Quickstart Guide: Elastic Stack for Devs

This guide will step you through getting a basic Elastic Stack up and running with data in just a few minutes. This environment won't be secured or tuned for production, but it's a great place to start.

About the Elastic Stack

Elasticsearch is an open-source, scalable, full-text search and analytics engine. It is used for a variety of purposes, from Full Text Search, to E-Commerce, to Real-Time Analytics. It is frequently associated with big organizations and big data, but Elastic did a great job with their default configurations so it's easy for smaller projects as well.

In this guide, we're going to spin up a basic Elastic Stack (formerly known as the "ELK Stack") that brings together a few different open-source services that were designed to work together. Here is a high level description of those services:

Elasticsearch is a persistence engine and API layer.

Logstash is a plugin-based tool for importing data

Kibana is an administration GUI for exploration and management

Prerequisites

You need Docker for this guide, check here for installation instructions.

If your are on Windows, then I recommend using the Linux containers (default) and also sharing a drive so that Docker can persist your Elastic data to disk.

#1: Compose the architecture

The first step is to create a docker-compose.yml file that describes how your services fit together. I'm aiming for speed over depth in this guide so I have already created this for you.

Simply clone the repository and fire up the Elastic Stack:

git clone https://github.com/codingblocks/simplified-elastic-stack.git
cd simplified-elastic-stack
docker-compose up -d

Give Elasticsearch a few seconds to catch it's breath after it starts up and then you can verify it's status by hitting this url a browser: https://localhost:9200

#2: Import data

Now we'll use Logstash to import data. The repo you cloned above already has a custom Dockerfile.Logstash file, so lets add an input plugin that can import RSS feeds. All you have to do is add the second line to Dockerfile.Logstash so that it looks like this:

FROM docker.elastic.co/logstash/logstash-oss:7.0.0
RUN bin/logstash-plugin install logstash-input-rss

Now let's add a couple input configurations.
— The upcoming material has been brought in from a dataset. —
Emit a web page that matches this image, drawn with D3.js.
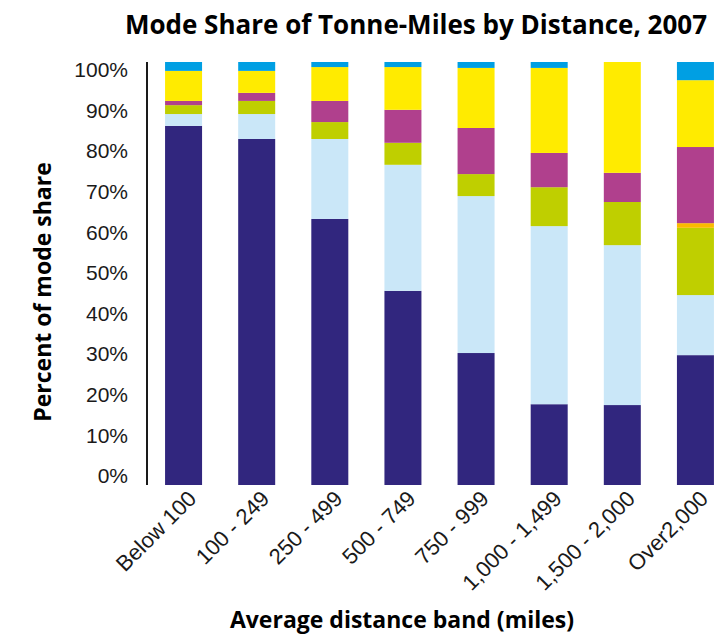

Each "input" block represents one RSS feed that will be imported into Elasticsearch every 3600 seconds. Replace the config/logstash.conf file contents with the following lines and Logstash will take care of the rest.

You can see the inputs are some of my favorite blogs, configured to poll once an hour. The output sets up a basic index called "blogs" that will hold the data.

Expand for config/logstash.conf

input {
  rss {
    url => https://dev.to/feed/davefollett
    interval => 3600
  }
  rss {
    url => https://dev.to/feed/dance2die
    interval => 3600
  }
  rss {
    url => https://dev.to/feed/kritner
    interval => 3600
  }
  rss {
    url => https://dev.to/feed/molly_struve
    interval => 3600
  }
  rss {
    url => https://dev.to/feed/rionmonster
    interval => 3600
  }
  rss {
    url => https://dev.to/feed/TheInfraDev
    interval => 3600
  }
  rss {
    url => https://dev.to/feed/thejoezack
    interval => 3600
  }
}

output {
  elasticsearch {
    action => "index"
    index => "blogs"
    hosts => "elasticsearch:9200"
    document_id => "%{[link]}"
  }
}

That's it, Logstash will take care of everything else. Next time we restart our environment, Logstash will start polling and importing the feed data.

Stop, re-build, and restart your environment:

docker-compose down
docker-compose build
docker-compose up -d

Give Elasticsearch a minute to breathe after docker-compose is running, and try hitting this url in the browser to see that you have data: http://localhost:9200/blogs/_search

#3: Have fun!

Everything is setup now, so it's time for you to do a bit of exploring.

If you are new to the Elastic Stack, I recommend getting acquainted with Kibana first. It's already running on your computer: http://localhost:5601

Head over to the "dev tools" and give a few of these queries a shot so you can get a taste of what Elastic has to offer.

Sample queries

Simple filter, top 5 posts about JavaScript in the last year

GET /blogs/_search?q=JavaScript&size=5
  "query": {
    "bool": {
      "must": \[
        {
          "range": {
            "published": {
              "gte" : "now-1y/y",
            }
          }
        }
      ]
    }
  }
}

Simple aggregate, posts by date

GET /blogs/_search?size=0
{
  "aggs":{
    "posts by date":{
      "date_histogram":{
        "field":"published",
        "interval":"year"
      }
    }
  }
}

Combination aggregate/filters: Top 10 results for Elasticsearch, with results and counts by author

GET /blogs/_search
{
  "query": {
    "bool": {
      "must": \[
        {
          "match": {
            "message": "Elasticsearch"
          }
        }
      ]
    }
  },
  "aggs": {
    "author": {
      "terms": {
        "field": "author.keyword"
      }
    }
  }
}

Here are a couple suggestions for what to do now that you've got Elastic Stack up and running

Build a simple website that lets you browse and search for your favorite blogs.
Explore the Search and Aggregations APIs
Create visualizations with Kibana

Troubleshooting: (Huge thanks to Dave Follett for the help!)

Running on linux, and the Elasticsearch container keeps crashing? Your vm.maxmapcount might be too low. Check this out for an explanation / fix: https://www.elastic.co/guide/en/elasticsearch/reference/current/vm-max-map-count.html
Having trouble with containers? "docker logs" and "docker inspect" are your friends. You can run a command like this in order to see where all the elasticsearch files are on disk: "docker inspect $(docker ps -f name=elasticsearch -aq)"